Help sex workers organise!

Submitted by AWL on 12 January, 2021 - 10:52 Author: Kelly Rogers
Sex workers' rights demo

The key and simple question at the heart of debate around sex work is: what best empowers sex workers to fight for themselves? The answer is unequivocally recognising their work as work and giving them the rights and means to organise: against the bosses in brothels and clubs, for better pay and safer conditions.

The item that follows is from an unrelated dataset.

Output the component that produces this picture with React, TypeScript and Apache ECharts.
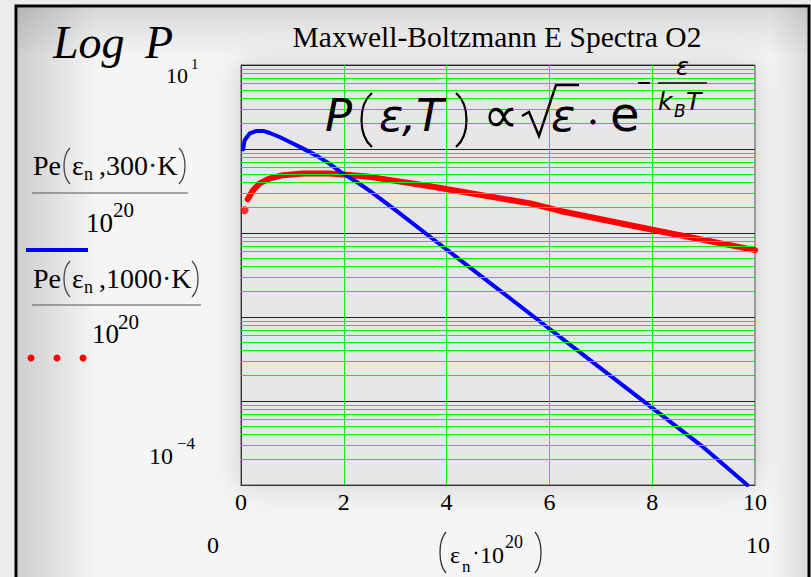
import React, { useEffect, useRef } from "react";
import * as echarts from "echarts";

// Energy grid (εn · 10^20) and spectra Pe(εn, T) / 10^20, log scale
const energies300 = [0.04, 0.07, 0.17, 0.3, 0.43, 0.56, 0.75, 0.95, 1.21, 1.46, 1.72, 1.98, 2.24, 2.5, 3.0, 4.0, 5.0, 6.0, 7.0, 8.0, 9.0, 9.85];
const spectrum300 = [0.99, 1.27, 1.53, 1.64, 1.64, 1.55, 1.39, 1.21, 1.01, 0.84, 0.67, 0.51, 0.41, 0.32, 0.188, 0.0636, 0.0215, 0.00724, 0.00245, 0.00083, 0.00028, 0.0001];

const energies1000 = [0.13, 0.23, 0.36, 0.56, 0.82, 1.21, 1.72, 2.05, 2.5, 3.68, 5.63, 6.21, 7.98, 10.0];
const spectrum1000 = [0.252, 0.32, 0.39, 0.446, 0.488, 0.51, 0.51, 0.494, 0.466, 0.36, 0.225, 0.183, 0.11, 0.0625];
// first sample of the 1000 K trace, drawn as a lone dot
const firstPoint1000 = [0.07, 0.187];

const xTicks = [0, 2, 4, 6, 8, 10];
const xRangeLabels = ["0", "10"];
const yTopLabel = { base: "10", exp: "1" };
const yBottomLabel = { base: "10", exp: "−4" };
const decades = [1e-4, 1e-3, 1e-2, 1e-1, 1];
const minorMultipliers = [2, 3, 4, 5, 6, 7, 8, 9];

const SERIF = '"Liberation Serif", "Times New Roman", serif';
const SANS = '"DejaVu Sans", Verdana, sans-serif';

type T = Record<string, any>;

function txt(text: string, x: number, y: number, fontSize: number, opts: T = {}): T {
  return {
    type: "text",
    z: 10,
    silent: true,
    style: {
      text,
      x,
      y,
      fontSize,
      fontFamily: opts.family || SERIF,
      fontStyle: opts.italic ? "italic" : "normal",
      fill: opts.fill || "#000",
      align: opts.align || "left",
      verticalAlign: "middle",
    },
  };
}

function paren(x: number, yTop: number, yBottom: number, bulge: number, color = "#222", width = 1.6): T {
  const h = yBottom - yTop;
  return {
    type: "bezierCurve",
    z: 10,
    silent: true,
    shape: {
      x1: x,
      y1: yTop,
      x2: x,
      y2: yBottom,
      cpx1: x + bulge,
      cpy1: yTop + h * 0.22,
      cpx2: x + bulge,
      cpy2: yTop + h * 0.78,
    },
    style: { stroke: color, lineWidth: width, fill: "none" },
  };
}

function seg(x1: number, y1: number, x2: number, y2: number, color: string, width: number): T {
  return { type: "line", z: 10, silent: true, shape: { x1, y1, x2, y2 }, style: { stroke: color, lineWidth: width } };
}

export default function App() {
  const ref = useRef<HTMLDivElement>(null);

  useEffect(() => {
    if (!ref.current) return;
    const chart = echarts.init(ref.current, null, { renderer: "svg" });

    const data300 = energies300.map((e, i) => [e, spectrum300[i]]);
    const data1000 = energies1000.map((e, i) => [e, spectrum1000[i]]);
    const minorGrid = decades.flatMap((d) => minorMultipliers.map((m) => ({ yAxis: d * m })));

    const graphics: T[] = [
      // sheet frame and soft shading
      {
        type: "rect",
        z: -10,
        silent: true,
        shape: { x: 16, y: 6, width: 793, height: 620 },
        style: { fill: "#f5f5f5", stroke: "#000", lineWidth: 3 },
      },
      {
        type: "rect",
        z: -9,
        silent: true,
        shape: { x: 17.5, y: 7.5, width: 80, height: 600 },
        style: {
          fill: new echarts.graphic.LinearGradient(0, 0, 1, 0, [
            { offset: 0, color: "rgba(0,0,0,0.16)" },
            { offset: 1, color: "rgba(0,0,0,0)" },
          ]),
        },
      },
      {
        type: "rect",
        z: -9,
        silent: true,
        shape: { x: 17.5, y: 7.5, width: 790, height: 50 },
        style: {
          fill: new echarts.graphic.LinearGradient(0, 0, 0, 1, [
            { offset: 0, color: "rgba(0,0,0,0.12)" },
            { offset: 1, color: "rgba(0,0,0,0)" },
          ]),
        },
      },
      {
        type: "rect",
        z: -9,
        silent: true,
        shape: { x: 770, y: 7.5, width: 37.5, height: 600 },
        style: {
          fill: new echarts.graphic.LinearGradient(0, 0, 1, 0, [
            { offset: 0, color: "rgba(0,0,0,0)" },
            { offset: 1, color: "rgba(0,0,0,0.1)" },
          ]),
        },
      },
      {
        type: "rect",
        z: -8,
        silent: true,
        shape: { x: 241, y: 65, width: 514, height: 420 },
        style: { fill: "#e6e6e6", shadowBlur: 30, shadowColor: "rgba(0,0,0,0.18)" },
      },

      // "Log P" with the top decade label
      txt("Log", 53, 42.5, 46, { italic: true }),
      txt("P", 145, 42.5, 46, { italic: true }),
      txt(yTopLabel.base, 166, 75, 22),
      txt(yTopLabel.exp, 191, 64, 15),
      txt(yBottomLabel.base, 149, 455.5, 24),
      txt(yBottomLabel.exp, 177, 443, 17),

      // title
      txt("Maxwell-Boltzmann E Spectra O2", 497, 37, 29.5, { align: "center" }),

      // formula P(ε,T) ∝ √ε · e^(−ε/(k_B T))
      txt("P", 325, 115, 45, { italic: true, family: SANS }),
      paren(372, 93, 147, -14, "#000", 2.2),
      txt("ε", 379, 115, 45, { italic: true, family: SANS }),
      txt(",", 402, 115, 45, { italic: true, family: SANS }),
      txt("T", 416, 115, 45, { italic: true, family: SANS }),
      paren(456, 93, 147, 14, "#000", 2.2),
      txt("∝", 483, 115, 50, { family: SANS }),
      {
        type: "polyline",
        z: 10,
        silent: true,
        shape: { points: [[522, 116], [529, 112], [539, 136], [556, 85], [579, 85]] },
        style: { stroke: "#000", lineWidth: 2.4, fill: "none" },
      },
      txt("ε", 551, 115, 45, { italic: true, family: SANS }),
      { type: "circle", z: 10, silent: true, shape: { cx: 593, cy: 122, r: 2.6 }, style: { fill: "#000" } },
      txt("e", 610, 114, 48, { family: SANS }),
      seg(638, 83, 650, 83, "#000", 2),
      txt("ε", 676, 66.5, 24, { italic: true, family: SANS }),
      seg(658, 83, 707, 83, "#000", 1.6),
      txt("k", 658, 101.5, 25, { italic: true, family: SANS }),
      txt("B", 674, 111, 17, { italic: true, family: SANS }),
      txt("T", 686, 101.5, 25, { italic: true, family: SANS }),

      // legend: Pe(εn,300·K)/10^20
      txt("Pe", 33, 165.5, 28),
      paren(70, 148, 184, -8, "#444", 1.3),
      txt("ε", 72, 165.5, 28),
      txt("n", 84, 174, 18),
      txt(",300·K", 99, 165.5, 28),
      paren(179, 148, 184, 8, "#444", 1.3),
      seg(32, 193, 188, 193, "#555", 1.2),
      txt("10", 86, 222.5, 27),
      txt("20", 113, 210, 21),
      seg(26, 250, 88, 250, "#0000ff", 4),

      // legend: Pe(εn,1000·K)/10^20
      txt("Pe", 33, 278.5, 28),
      paren(70, 261, 297, -8, "#444", 1.3),
      txt("ε", 72, 278.5, 28),
      txt("n", 84, 287, 18),
      txt(",1000·K", 99, 278.5, 28),
      paren(192, 261, 297, 8, "#444", 1.3),
      seg(32, 305, 201, 305, "#555", 1.2),
      txt("10", 92, 334, 27),
      txt("20", 118, 321.5, 21),
      { type: "circle", z: 10, silent: true, shape: { cx: 31, cy: 358, r: 3.5 }, style: { fill: "#ff0000" } },
      { type: "circle", z: 10, silent: true, shape: { cx: 57, cy: 358, r: 3.5 }, style: { fill: "#ff0000" } },
      { type: "circle", z: 10, silent: true, shape: { cx: 83, cy: 358, r: 3.5 }, style: { fill: "#ff0000" } },

      // x range and axis name (εn·10^20)
      txt(xRangeLabels[0], 213, 545, 24, { align: "center" }),
      txt(xRangeLabels[1], 758, 545, 24, { align: "center" }),
      paren(446, 532, 573, -8, "#333", 1.3),
      txt("ε", 450, 555, 24),
      txt("n", 462, 566, 17),
      { type: "circle", z: 10, silent: true, shape: { cx: 476, cy: 553, r: 1.3 }, style: { fill: "#000" } },
      txt("10", 480, 555, 24),
      txt("20", 505, 542, 18),
      paren(535, 532, 573, 8, "#333", 1.3),
    ];

    chart.setOption({
      animation: false,
      backgroundColor: "#ececec",
      grid: {
        show: true,
        left: 241,
        top: 65,
        width: 514,
        height: 420,
        backgroundColor: "transparent",
        borderColor: "#555",
        borderWidth: 1,
      },
      xAxis: {
        type: "value",
        min: 0,
        max: 10,
        interval: 2,
        axisLine: { show: true, onZero: false, lineStyle: { color: "#333", width: 1 } },
        axisTick: { show: false },
        axisLabel: {
          show: true,
          margin: 5,
          fontFamily: SERIF,
          fontSize: 24,
          color: "#000",
          formatter: (v: number) => (xTicks.includes(v) ? String(v) : ""),
        },
        splitLine: { show: true, showMinLine: false, showMaxLine: false, lineStyle: { color: "#0bef0b", width: 1 } },
      },
      yAxis: {
        type: "log",
        logBase: 10,
        min: 1e-4,
        max: 10,
        splitNumber: 5,
        axisLine: { show: true, lineStyle: { color: "#333", width: 1 } },
        axisTick: { show: false },
        axisLabel: { show: false },
        splitLine: { show: true, showMinLine: false, lineStyle: { color: "#222", width: 1 } },
      },
      graphic: { elements: graphics },
      series: [
        {
          type: "line",
          name: "grid",
          data: [],
          z: 1,
          silent: true,
          markLine: {
            silent: true,
            precision: 10,
            symbol: ["none", "none"],
            label: { show: false },
            lineStyle: { color: "#0bef0b", type: "solid", width: 1 },
            emphasis: { disabled: true },
            data: minorGrid,
          },
        },
        {
          type: "line",
          name: "1000 K",
          data: data1000,
          showSymbol: false,
          z: 3,
          lineStyle: { color: "#ff0000", width: 6, cap: "round", join: "round" },
        },
        {
          type: "scatter",
          name: "1000 K start",
          data: [firstPoint1000],
          symbolSize: 8,
          z: 3,
          itemStyle: { color: "#ff0000" },
        },
        {
          type: "line",
          name: "300 K",
          data: data300,
          showSymbol: false,
          z: 4,
          lineStyle: { color: "#0000ff", width: 4, cap: "round", join: "round" },
        },
      ],
    });

    return () => chart.dispose();
  }, []);

  return <div ref={ref} style={{ position: "fixed", left: 0, top: 0, width: 811, height: 577 }} />;
}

The answer is not, no matter which way you look at it, to make their work more dangerous and make it more difficult for workers to seek help or exit the industry, which is precisely what the Nordic Model does. In her article “No to the Swedish Model”, Apsi Witana makes this point well: the Nordic model drives sex workers away from brothels, where they are safer, onto to the streets by laws against brothel-keeping. It makes clients less willing to hand over information that can be used to identify them. It has led to increased surveillance and harassment by police. It offers no protection to sex workers from eviction or any support for those seeking to exit the industry.

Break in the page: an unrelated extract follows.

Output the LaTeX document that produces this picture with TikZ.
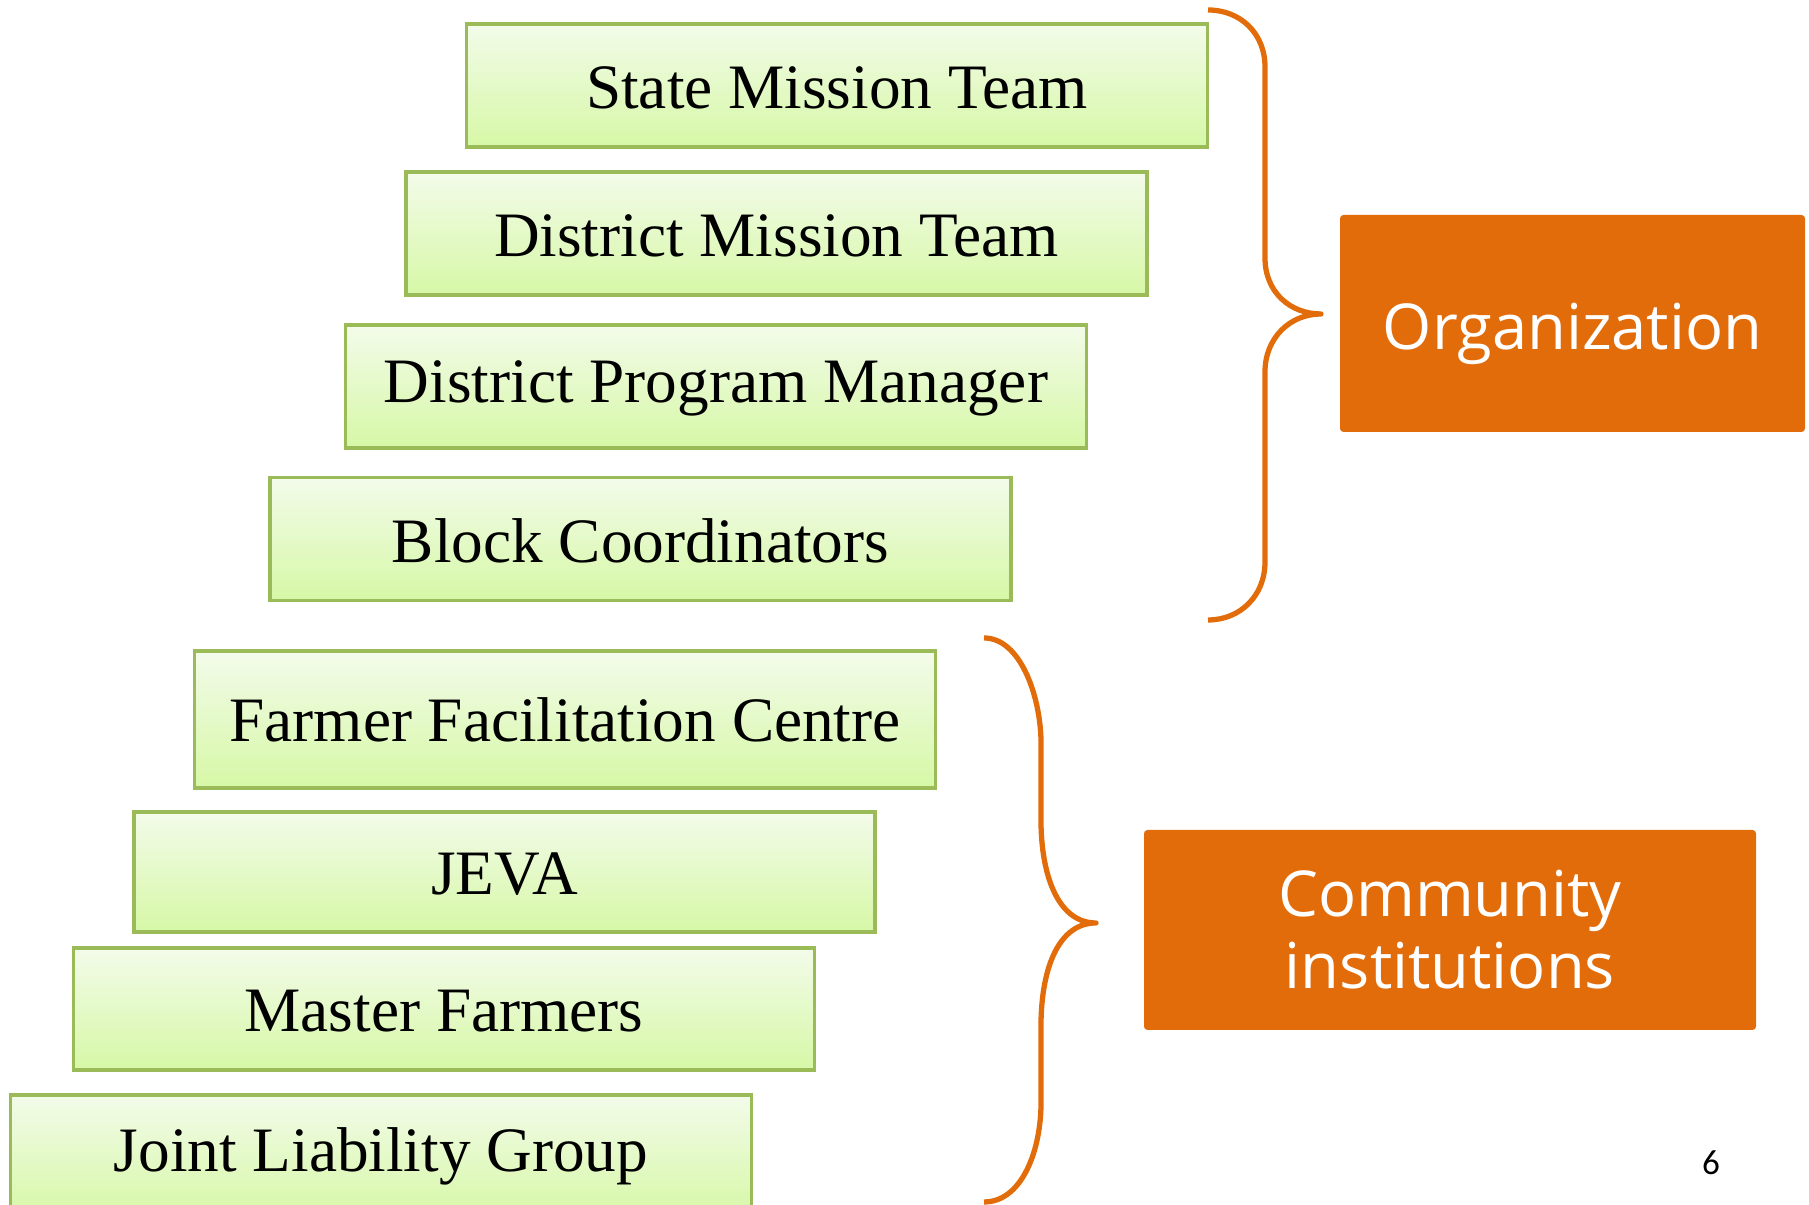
\documentclass[tikz,border=0pt]{standalone}
\usepackage{fontspec}
\setmainfont{Liberation Serif}
\newfontfamily\handfont{Open Sans}
\newfontfamily\numfont{Carlito}
\usetikzlibrary{positioning}

\definecolor{leafline}{HTML}{9BBB59}
\definecolor{leaftop}{HTML}{F3FBEA}
\definecolor{leafbot}{HTML}{D6F8A6}
\definecolor{rust}{HTML}{E36C0A}

\tikzset{
  levelbox/.style={draw=leafline,line width=1pt,top color=leaftop,bottom color=leafbot,
    minimum width=7.41cm,minimum height=1.23cm,inner sep=0pt,
    font=\fontsize{18}{22}\selectfont},
  groupbox/.style={fill=rust,text=white,rounded corners=1pt,inner sep=0pt,align=center,
    font=\handfont\fontsize{18}{20.5}\selectfont},
  bracket/.style={draw=rust,line width=1.5pt,line join=round}
}

\begin{document}
\begin{tikzpicture}[x=1cm,y=1cm]
 \useasboundingbox (0,0) rectangle (18.09,12.05);
 \clip (0,0) rectangle (18.09,12.05);

 % levels
 \node[levelbox] (smt) at (8.37,11.195) {\raisebox{-0.02cm}[\height][\depth]{State Mission Team}};
 \node[levelbox] (dmt) at (7.765,9.715) {\raisebox{-0.02cm}[\height][\depth]{District Mission Team}};
 \node[levelbox] (dpm) at (7.16,8.185) {\raisebox{-0.02cm}[\height][\depth]{District Program Manager}};
 \node[levelbox] (bc) at (6.405,6.66) {\raisebox{-0.02cm}[\height][\depth]{Block Coordinators}};
 \node[levelbox,minimum height=1.37cm] (ffc) at (5.65,4.855) {Farmer Facilitation Centre};
 \node[levelbox,minimum height=1.20cm] (jeva) at (5.045,3.33) {\raisebox{-0.02cm}[\height][\depth]{JEVA}};
 \node[levelbox,minimum height=1.22cm] (mf) at (4.44,1.96) {\raisebox{-0.02cm}[\height][\depth]{Master Farmers}};
 \node[levelbox] (jlg) at (3.81,0.485) {Joint Liability Group};

 % groups
 \node[groupbox,minimum width=4.65cm,minimum height=2.17cm] (org) at (15.725,8.815) {\raisebox{-0.1cm}[\height][\depth]{Organization}};
 \node[groupbox,minimum width=6.12cm,minimum height=2.00cm] (ci) at (14.50,2.75) {Community\\institutions};

 % braces
 \draw[bracket] (12.08,11.95) .. controls (12.40,11.95) and (12.65,11.72) .. (12.65,11.38)
   -- (12.65,9.47) .. controls (12.65,9.13) and (12.90,8.91) .. (13.21,8.91)
   .. controls (12.90,8.91) and (12.65,8.67) .. (12.65,8.33)
   -- (12.65,6.43) .. controls (12.65,6.09) and (12.40,5.85) .. (12.08,5.85);
 \draw[bracket] (9.84,5.67) .. controls (10.20,5.67) and (10.40,5.10) .. (10.41,4.65)
   -- (10.41,3.81) .. controls (10.42,3.25) and (10.60,2.82) .. (10.96,2.82)
   .. controls (10.60,2.82) and (10.42,2.40) .. (10.41,1.83)
   -- (10.41,0.99) .. controls (10.40,0.50) and (10.20,0.03) .. (9.84,0.03);

 \node[font=\numfont\fontsize{10}{12}\selectfont] (pg) at (17.11,0.42) {6};
\end{tikzpicture}
\end{document}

The list goes on… Meanwhile, plenty of evidence suggests that the Nordic Model has not led to a decline in sex work, its primary aim.

In any case, measuring the success or failure of a policy only in terms of a decline in sex work misses the point. There is, after all, nothing inherently wrong with money exchanging hands when people have consensual sex. Why not, instead, ask: how many sex workers are members of trade unions? Have conditions in workplaces improved? Are sex workers able to conduct their work under conditions of their own choosing e.g. to set up their own brothels in their homes without fear of reprisal from their landlord or the police? Has pay improved across the industry? These are much more useful measures of whether we are truly helping sex workers stay safe and, ultimately, leave the industry — if they choose.

Socialists and feminists must concern themselves with redistributing power, and therefore wealth and the freedom to live well, to the working class. We must, then, listen to sex worker-led organisations when they say no to the Nordic Model, fight instead for sex work to be decriminalised and support those sex workers who are already organising in their workplaces, in spite of the risks.